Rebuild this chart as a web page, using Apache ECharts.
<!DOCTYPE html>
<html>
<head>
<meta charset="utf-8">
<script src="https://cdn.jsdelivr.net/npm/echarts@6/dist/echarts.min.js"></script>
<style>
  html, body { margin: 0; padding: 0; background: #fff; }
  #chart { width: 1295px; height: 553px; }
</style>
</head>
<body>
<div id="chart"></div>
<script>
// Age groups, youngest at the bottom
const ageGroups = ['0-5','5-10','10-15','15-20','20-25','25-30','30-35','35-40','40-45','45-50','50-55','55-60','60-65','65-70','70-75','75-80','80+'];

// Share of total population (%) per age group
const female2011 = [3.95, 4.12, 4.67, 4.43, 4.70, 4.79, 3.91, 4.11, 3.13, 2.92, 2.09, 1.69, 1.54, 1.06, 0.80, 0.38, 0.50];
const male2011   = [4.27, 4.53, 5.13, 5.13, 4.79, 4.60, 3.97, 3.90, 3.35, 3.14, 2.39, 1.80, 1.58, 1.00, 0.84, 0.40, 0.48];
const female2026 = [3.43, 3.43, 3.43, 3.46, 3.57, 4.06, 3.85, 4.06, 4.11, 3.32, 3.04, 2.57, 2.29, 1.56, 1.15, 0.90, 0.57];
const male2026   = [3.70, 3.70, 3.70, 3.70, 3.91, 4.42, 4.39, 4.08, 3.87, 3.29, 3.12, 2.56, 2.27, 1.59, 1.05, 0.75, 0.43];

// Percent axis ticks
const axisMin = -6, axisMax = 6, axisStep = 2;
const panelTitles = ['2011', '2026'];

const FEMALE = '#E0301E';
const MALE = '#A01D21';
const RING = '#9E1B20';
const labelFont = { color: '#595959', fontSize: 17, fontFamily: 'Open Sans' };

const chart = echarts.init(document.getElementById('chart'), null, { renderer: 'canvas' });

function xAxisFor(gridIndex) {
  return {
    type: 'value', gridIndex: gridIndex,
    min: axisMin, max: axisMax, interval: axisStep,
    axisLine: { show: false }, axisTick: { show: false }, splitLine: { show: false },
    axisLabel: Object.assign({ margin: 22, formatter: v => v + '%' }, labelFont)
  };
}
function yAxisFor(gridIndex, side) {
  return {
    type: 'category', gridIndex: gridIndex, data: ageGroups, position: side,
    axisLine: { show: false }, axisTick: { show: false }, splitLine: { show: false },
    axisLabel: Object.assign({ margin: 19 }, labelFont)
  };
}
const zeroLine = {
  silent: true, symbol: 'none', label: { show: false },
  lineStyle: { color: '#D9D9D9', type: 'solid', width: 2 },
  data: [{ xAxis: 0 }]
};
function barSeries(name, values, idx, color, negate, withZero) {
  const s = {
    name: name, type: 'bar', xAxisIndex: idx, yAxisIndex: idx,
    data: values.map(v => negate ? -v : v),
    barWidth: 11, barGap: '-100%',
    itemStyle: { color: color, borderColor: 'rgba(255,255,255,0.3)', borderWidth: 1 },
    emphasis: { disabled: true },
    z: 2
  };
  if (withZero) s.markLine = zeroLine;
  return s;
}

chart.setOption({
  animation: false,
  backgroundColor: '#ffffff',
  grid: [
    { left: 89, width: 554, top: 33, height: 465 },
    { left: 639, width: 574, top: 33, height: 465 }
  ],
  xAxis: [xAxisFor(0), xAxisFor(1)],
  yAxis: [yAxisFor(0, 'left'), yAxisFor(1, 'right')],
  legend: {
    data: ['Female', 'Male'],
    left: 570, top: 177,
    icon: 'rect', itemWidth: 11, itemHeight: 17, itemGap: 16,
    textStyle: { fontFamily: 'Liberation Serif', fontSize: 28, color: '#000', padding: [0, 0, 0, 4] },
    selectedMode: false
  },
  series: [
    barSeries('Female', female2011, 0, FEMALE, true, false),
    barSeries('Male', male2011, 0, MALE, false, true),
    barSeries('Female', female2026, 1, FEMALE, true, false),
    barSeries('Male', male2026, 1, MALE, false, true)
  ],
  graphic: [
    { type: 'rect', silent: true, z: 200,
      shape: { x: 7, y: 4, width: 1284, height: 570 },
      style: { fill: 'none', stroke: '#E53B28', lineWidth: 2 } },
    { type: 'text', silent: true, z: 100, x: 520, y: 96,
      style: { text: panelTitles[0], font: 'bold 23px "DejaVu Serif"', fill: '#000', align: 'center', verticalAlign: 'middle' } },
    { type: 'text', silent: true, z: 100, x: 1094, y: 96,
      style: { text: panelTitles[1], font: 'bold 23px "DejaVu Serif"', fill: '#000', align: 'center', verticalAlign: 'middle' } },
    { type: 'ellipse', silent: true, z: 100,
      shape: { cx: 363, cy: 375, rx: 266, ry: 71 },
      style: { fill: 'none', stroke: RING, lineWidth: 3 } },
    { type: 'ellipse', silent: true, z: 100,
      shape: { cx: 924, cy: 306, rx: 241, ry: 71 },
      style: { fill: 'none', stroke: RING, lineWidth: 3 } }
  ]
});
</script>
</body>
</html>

########

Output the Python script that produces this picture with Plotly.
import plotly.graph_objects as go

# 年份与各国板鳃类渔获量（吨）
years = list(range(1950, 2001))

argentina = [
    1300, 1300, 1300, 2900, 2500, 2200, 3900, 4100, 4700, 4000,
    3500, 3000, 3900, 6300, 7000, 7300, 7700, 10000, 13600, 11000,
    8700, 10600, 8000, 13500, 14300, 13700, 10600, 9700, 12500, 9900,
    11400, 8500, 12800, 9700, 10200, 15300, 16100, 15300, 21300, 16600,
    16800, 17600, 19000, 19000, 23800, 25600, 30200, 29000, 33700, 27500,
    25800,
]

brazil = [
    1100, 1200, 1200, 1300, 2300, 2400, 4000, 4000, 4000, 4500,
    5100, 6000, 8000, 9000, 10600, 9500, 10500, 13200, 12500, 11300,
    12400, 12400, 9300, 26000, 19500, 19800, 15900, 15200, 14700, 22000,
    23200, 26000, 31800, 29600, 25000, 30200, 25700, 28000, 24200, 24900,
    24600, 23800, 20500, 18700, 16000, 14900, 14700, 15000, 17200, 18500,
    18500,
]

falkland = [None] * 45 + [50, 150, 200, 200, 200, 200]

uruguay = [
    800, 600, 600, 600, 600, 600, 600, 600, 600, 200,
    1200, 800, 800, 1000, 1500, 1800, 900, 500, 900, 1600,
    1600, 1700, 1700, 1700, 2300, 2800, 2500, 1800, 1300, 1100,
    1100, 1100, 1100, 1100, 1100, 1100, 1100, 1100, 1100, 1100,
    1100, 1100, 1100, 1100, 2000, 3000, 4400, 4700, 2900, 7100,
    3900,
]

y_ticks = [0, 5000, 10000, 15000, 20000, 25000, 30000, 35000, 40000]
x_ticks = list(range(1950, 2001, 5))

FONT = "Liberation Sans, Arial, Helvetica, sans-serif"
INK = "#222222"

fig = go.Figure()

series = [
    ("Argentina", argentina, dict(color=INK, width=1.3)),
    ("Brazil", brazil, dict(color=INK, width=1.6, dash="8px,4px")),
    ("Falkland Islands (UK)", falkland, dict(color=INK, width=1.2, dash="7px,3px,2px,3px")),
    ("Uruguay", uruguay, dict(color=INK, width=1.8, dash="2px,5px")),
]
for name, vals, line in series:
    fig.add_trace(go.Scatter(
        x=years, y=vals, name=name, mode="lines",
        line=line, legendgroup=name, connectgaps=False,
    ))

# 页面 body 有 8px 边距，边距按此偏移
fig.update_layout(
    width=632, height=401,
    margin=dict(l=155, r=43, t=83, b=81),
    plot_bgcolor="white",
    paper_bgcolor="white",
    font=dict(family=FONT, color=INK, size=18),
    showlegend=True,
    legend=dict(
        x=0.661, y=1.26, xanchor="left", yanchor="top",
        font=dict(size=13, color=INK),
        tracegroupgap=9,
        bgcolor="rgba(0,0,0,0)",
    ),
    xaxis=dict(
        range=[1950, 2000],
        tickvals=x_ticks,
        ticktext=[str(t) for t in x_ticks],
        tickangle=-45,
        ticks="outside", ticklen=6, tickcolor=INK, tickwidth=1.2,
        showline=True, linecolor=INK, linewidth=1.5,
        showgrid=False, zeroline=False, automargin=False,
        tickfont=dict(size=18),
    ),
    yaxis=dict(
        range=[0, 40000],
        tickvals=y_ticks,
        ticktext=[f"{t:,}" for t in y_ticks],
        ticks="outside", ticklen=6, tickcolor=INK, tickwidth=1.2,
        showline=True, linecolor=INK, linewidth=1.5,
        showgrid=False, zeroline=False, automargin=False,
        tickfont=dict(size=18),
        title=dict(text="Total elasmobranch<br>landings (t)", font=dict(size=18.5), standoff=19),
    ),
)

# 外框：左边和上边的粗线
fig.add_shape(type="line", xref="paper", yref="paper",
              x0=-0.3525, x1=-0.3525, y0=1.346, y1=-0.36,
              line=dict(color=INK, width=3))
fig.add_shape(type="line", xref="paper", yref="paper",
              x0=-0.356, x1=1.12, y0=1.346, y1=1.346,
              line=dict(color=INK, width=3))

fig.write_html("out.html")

########

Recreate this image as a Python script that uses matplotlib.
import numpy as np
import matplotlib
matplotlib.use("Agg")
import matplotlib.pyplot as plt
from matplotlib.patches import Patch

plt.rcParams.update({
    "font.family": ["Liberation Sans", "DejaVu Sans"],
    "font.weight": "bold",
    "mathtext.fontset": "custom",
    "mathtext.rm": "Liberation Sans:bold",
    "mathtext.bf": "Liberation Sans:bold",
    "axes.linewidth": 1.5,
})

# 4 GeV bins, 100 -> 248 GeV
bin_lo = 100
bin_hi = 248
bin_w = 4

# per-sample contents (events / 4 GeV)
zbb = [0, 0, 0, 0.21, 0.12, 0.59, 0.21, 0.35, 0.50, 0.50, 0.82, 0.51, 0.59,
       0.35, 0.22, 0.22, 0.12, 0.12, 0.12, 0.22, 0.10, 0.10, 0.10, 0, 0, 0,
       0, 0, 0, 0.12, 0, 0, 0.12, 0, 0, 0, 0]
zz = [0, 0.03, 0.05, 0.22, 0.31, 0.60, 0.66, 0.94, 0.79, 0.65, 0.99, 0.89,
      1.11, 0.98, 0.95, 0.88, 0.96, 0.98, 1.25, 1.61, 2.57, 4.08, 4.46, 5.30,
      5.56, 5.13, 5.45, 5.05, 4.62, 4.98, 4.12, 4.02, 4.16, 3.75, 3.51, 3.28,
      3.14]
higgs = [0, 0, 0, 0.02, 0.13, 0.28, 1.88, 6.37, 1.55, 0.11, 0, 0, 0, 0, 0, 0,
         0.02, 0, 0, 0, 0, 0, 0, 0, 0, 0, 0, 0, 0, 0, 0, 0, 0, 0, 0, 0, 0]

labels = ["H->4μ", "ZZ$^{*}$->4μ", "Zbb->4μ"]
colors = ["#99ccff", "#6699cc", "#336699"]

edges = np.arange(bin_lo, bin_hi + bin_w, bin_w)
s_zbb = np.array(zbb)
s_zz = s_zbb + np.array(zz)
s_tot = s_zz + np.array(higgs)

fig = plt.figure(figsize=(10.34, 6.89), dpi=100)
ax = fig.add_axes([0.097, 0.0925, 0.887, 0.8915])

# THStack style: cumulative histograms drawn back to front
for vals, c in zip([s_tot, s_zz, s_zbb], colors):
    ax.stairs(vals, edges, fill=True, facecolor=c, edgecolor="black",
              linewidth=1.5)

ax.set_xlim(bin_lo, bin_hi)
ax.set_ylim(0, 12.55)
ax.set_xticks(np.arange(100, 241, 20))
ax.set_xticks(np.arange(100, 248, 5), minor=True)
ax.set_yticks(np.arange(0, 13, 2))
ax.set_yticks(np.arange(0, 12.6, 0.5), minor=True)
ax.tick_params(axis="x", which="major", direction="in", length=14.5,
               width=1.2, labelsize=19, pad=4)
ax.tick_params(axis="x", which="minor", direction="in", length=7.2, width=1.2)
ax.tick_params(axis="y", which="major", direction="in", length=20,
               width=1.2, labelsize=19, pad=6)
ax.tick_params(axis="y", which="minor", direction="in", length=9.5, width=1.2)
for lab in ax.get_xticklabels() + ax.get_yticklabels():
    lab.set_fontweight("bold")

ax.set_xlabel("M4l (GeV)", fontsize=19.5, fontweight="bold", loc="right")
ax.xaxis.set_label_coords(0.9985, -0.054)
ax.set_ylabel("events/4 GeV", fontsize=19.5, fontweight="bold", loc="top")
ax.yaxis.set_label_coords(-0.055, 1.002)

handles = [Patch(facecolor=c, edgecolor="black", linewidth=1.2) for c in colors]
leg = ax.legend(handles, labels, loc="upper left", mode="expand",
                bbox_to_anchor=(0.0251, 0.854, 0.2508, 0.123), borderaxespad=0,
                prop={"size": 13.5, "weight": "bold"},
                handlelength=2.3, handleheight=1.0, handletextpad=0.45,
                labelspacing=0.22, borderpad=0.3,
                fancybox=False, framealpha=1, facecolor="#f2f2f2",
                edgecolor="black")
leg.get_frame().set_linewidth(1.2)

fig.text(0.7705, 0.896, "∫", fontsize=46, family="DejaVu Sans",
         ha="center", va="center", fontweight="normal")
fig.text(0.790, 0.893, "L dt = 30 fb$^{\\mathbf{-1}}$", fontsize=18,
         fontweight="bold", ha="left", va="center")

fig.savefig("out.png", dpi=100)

########

List all lines above in which the string "Python" appears.

• _Written answer_:
Output the Python script that produces this picture with Plotly.
Recreate this image as a Python script that uses matplotlib.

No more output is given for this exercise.